Rising defence spending could also boost to Europe’s manufacturing sector, supporting job creation and economic resilience, while expansion of defence-related government departments and agencies could spur increased demand for office space. With defence often tied to innovation in tech and engineering, increased spending could push up demand for specialised office or lab space in high-tech corridors.
Dhillon said: “Trade barriers will encourage companies to shift manufacturing closer to home, driving long-term demand for domestic industrial real estate through onshoring and nearshoring strategies. Regardless of tariff impacts, it is essential for manufacturers to diversify supply chains as a prudent risk management strategy.”
Window of opportunity for European investors
Recent weakening of the dollar against the euro could moderate U.S. capital flows into European real estate. On the other hand, shifting global risk sentiment precipitated a flight to safety and liquidity, which has benefitted European sovereign bonds so far. If demand shifts toward less liquid assets that also command perceived safety, European commercial real estate may benefit despite higher asset pricing. Domestic investors may also find a window of opportunity to deploy capital as U.S. investors recalibrate their global allocation strategies.
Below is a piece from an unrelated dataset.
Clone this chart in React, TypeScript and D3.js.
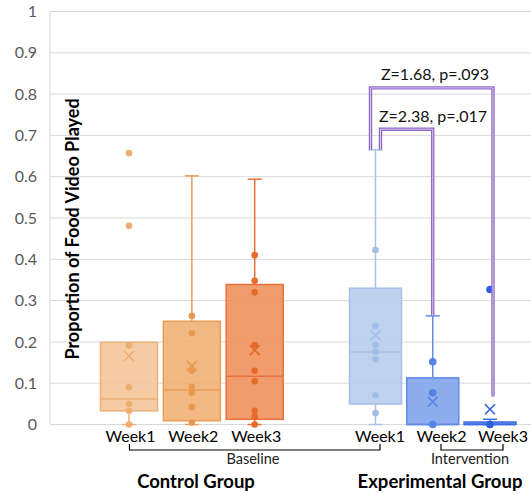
import React from "react";
import * as d3 from "d3";

const weeks = ["Week1", "Week2", "Week3"];
const yTicks = [0, 0.1, 0.2, 0.3, 0.4, 0.5, 0.6, 0.7, 0.8, 0.9, 1];

// Control group summary stats
const controlQ1 = [0.033, 0.009, 0.0125];
const controlMedian = [0.062, 0.0835, 0.117];
const controlQ3 = [0.199, 0.25, 0.339];
const controlMean = [0.166, 0.142, 0.18];
const controlWhiskerLow = [0, 0, 0];
const controlWhiskerHigh = [0.199, 0.602, 0.594];
const controlPoints = [
  [0.657, 0.481, 0.191, 0.09, 0.05, 0.033, 0],
  [0.263, 0.221, 0.13, 0.0915, 0.077, 0.042, 0.005],
  [0.41, 0.348, 0.32, 0.192, 0.13, 0.105, 0.033, 0.019, 0],
];

// Experimental group summary stats
const expQ1 = [0.0496, 0, 0];
const expMedian = [0.1755, 0, 0];
const expQ3 = [0.33, 0.113, 0.006];
const expMean = [0.216, 0.055, 0.037];
const expWhiskerLow = [0, 0, 0];
const expWhiskerHigh = [0.665, 0.263, 0.0126];
const expPoints = [
  [0.4225, 0.2385, 0.1925, 0.176, 0.158, 0.0707, 0.028],
  [0.152, 0.077, 0],
  [0.327, 0],
];

const controlFill = ["#F2C496", "#F0AE72", "#EE8E58"];
const controlStroke = ["#EDB17A", "#EC9D55", "#E8703A"];
const controlDot = ["#EDAE72", "#EA9A50", "#E66A2C"];
const expFill = ["#B6CCEA", "#7EA2EA", "#4E7DE6"];
const expStroke = ["#A6C0E6", "#5E8CE6", "#3C6DE2"];
const expDot = ["#A2BDE6", "#5582E3", "#2F5FDC"];

const statLabels = ["Z=1.68, p=.093", "Z=2.38, p=.017"];

const FONT = "Lato, 'Open Sans', sans-serif";

type BoxProps = {
  cx: number;
  w: number;
  q1: number;
  med: number;
  q3: number;
  mean: number;
  lo: number;
  hi: number;
  pts: number[];
  fill: string;
  stroke: string;
  dot: string;
  r: number;
  y: d3.ScaleLinear<number, number>;
};

function Box({ cx, w, q1, med, q3, mean, lo, hi, pts, fill, stroke, dot, r, y }: BoxProps) {
  const cap = 14;
  const m = 5;
  return (
    <g>
      <line x1={cx} x2={cx} y1={y(q3)} y2={y(hi)} stroke={stroke} strokeWidth={1.5} />
      <line x1={cx} x2={cx} y1={y(q1)} y2={y(lo)} stroke={stroke} strokeWidth={1.5} />
      {hi > q3 && <line x1={cx - cap / 2} x2={cx + cap / 2} y1={y(hi)} y2={y(hi)} stroke={stroke} strokeWidth={1.5} />}
      <line x1={cx - cap / 2} x2={cx + cap / 2} y1={y(lo)} y2={y(lo)} stroke={stroke} strokeWidth={1.5} />
      <rect
        x={cx - w / 2}
        y={y(q3)}
        width={w}
        height={Math.max(y(q1) - y(q3), 1)}
        fill={fill}
        fillOpacity={0.88}
        stroke={stroke}
        strokeWidth={1.5}
      />
      <line x1={cx - w / 2} x2={cx + w / 2} y1={y(med)} y2={y(med)} stroke={stroke} strokeWidth={1.5} />
      {pts.map((p, i) => (
        <circle key={i} cx={cx} cy={y(p)} r={r} fill={dot} />
      ))}
      <path
        d={`M${cx - m},${y(mean) - m}L${cx + m},${y(mean) + m}M${cx + m},${y(mean) - m}L${cx - m},${y(mean) + m}`}
        stroke={dot}
        strokeWidth={1.6}
        fill="none"
      />
    </g>
  );
}

function Bracket({ d }: { d: string }) {
  return (
    <g fill="none">
      <path d={d} stroke="#8C68C6" strokeWidth={3.4} />
      <path d={d} stroke="#D8C8EE" strokeWidth={1} />
    </g>
  );
}

export default function App() {
  const W = 531;
  const H = 494;
  const y = d3.scaleLinear().domain([0, 1]).range([424.5, 11.5]);
  const xc = d3.scalePoint<string>().domain(weeks).range([129, 254.7]);
  const xe = d3.scalePoint<string>().domain(weeks).range([375.5, 490]);
  const xeLabel = d3.scalePoint<string>().domain(weeks).range([380, 503]);
  const axisX = 50;

  const eW1 = xe("Week1")!;
  const eW2 = xe("Week2")!;
  const eW3 = xe("Week3")!;

  const outer = `M${eW1 - 5},${y(expWhiskerHigh[0])}V${y(0.815)}H${eW3 + 3}V${y(0.068)}`;
  const inner = `M${eW1 + 5},${y(expWhiskerHigh[0])}V${y(0.715)}H${eW2}V${y(expWhiskerHigh[1])}`;

  return (
    <svg width={W} height={H} style={{ position: "absolute", left: 0, top: 0, background: "#fff" }} fontFamily={FONT}>
      {/* grid */}
      {yTicks.map((t) => (
        <line key={t} x1={axisX} x2={W} y1={y(t)} y2={y(t)} stroke="#D9D9D9" strokeWidth={1} />
      ))}
      <line x1={axisX} x2={axisX} y1={y(1)} y2={y(0)} stroke="#D9D9D9" strokeWidth={1} />
      {yTicks.map((t) => (
        <text key={t} x={37} y={y(t)} dy="0.35em" textAnchor="end" fontSize={16} fill="#595959">
          {d3.format("~g")(t)}
        </text>
      ))}
      <text
        transform={`translate(78.5,229) rotate(-90)`}
        textAnchor="middle"
        fontSize={18}
        fontWeight="bold"
        fill="#000"
      >
        Proportion of Food Video Played
      </text>

      {weeks.map((wk, i) => (
        <Box
          key={"c" + wk}
          cx={xc(wk)!}
          w={57}
          q1={controlQ1[i]}
          med={controlMedian[i]}
          q3={controlQ3[i]}
          mean={controlMean[i]}
          lo={controlWhiskerLow[i]}
          hi={controlWhiskerHigh[i]}
          pts={controlPoints[i]}
          fill={controlFill[i]}
          stroke={controlStroke[i]}
          dot={controlDot[i]}
          r={3.3}
          y={y}
        />
      ))}
      {weeks.map((wk, i) => (
        <Box
          key={"e" + wk}
          cx={xe(wk)!}
          w={52}
          q1={expQ1[i]}
          med={expMedian[i]}
          q3={expQ3[i]}
          mean={expMean[i]}
          lo={expWhiskerLow[i]}
          hi={expWhiskerHigh[i]}
          pts={expPoints[i]}
          fill={expFill[i]}
          stroke={expStroke[i]}
          dot={expDot[i]}
          r={i === 0 ? 3.3 : 3.8}
          y={y}
        />
      ))}

      <Bracket d={outer} />
      <Bracket d={inner} />
      <text x={435} y={80} textAnchor="middle" fontSize={16} fill="#111">
        {statLabels[0]}
      </text>
      <text x={433} y={121.5} textAnchor="middle" fontSize={16} fill="#111">
        {statLabels[1]}
      </text>

      {weeks.map((wk) => (
        <text key={"cl" + wk} x={xc(wk)! + 1.5} y={442} textAnchor="middle" fontSize={16} fill="#000">
          {wk}
        </text>
      ))}
      {weeks.map((wk) => (
        <text key={"el" + wk} x={xeLabel(wk)!} y={442} textAnchor="middle" fontSize={16} fill="#000">
          {wk}
        </text>
      ))}

      <path
        d={`M${xc("Week1")! + 0.5},444V450H${xeLabel("Week1")!}V444`}
        stroke="#000"
        strokeWidth={1.2}
        fill="none"
      />
      <text x={253} y={464} textAnchor="middle" fontSize={14.5} fill="#222">
        Baseline
      </text>
      <path
        d={`M${xeLabel("Week2")! - 0.5},444V450H${xeLabel("Week3")!}V444`}
        stroke="#000"
        strokeWidth={1.2}
        fill="none"
      />
      <text x={470} y={464} textAnchor="middle" fontSize={14.5} fill="#222">
        Intervention
      </text>

      <text x={196} y={487.5} textAnchor="middle" fontSize={18.5} fontWeight="bold" fill="#000">
        Control Group
      </text>
      <text x={440} y={487.5} textAnchor="middle" fontSize={18.5} fontWeight="bold" fill="#000">
        Experimental Group
      </text>
    </svg>
  );
}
Dhillon added: “Recent fluctuations in bond yields are likely to impact property pricing and cost of capital. However, this shift could reverse swiftly, depending on the duration of tariffs and ongoing uncertainty. Momentum was building as we entered the year, with capital eager to be deployed. As inflation pressures ease and monetary policy becomes more accommodative, confidence in European debt and capital markets is expected to strengthen in the second half of the year.”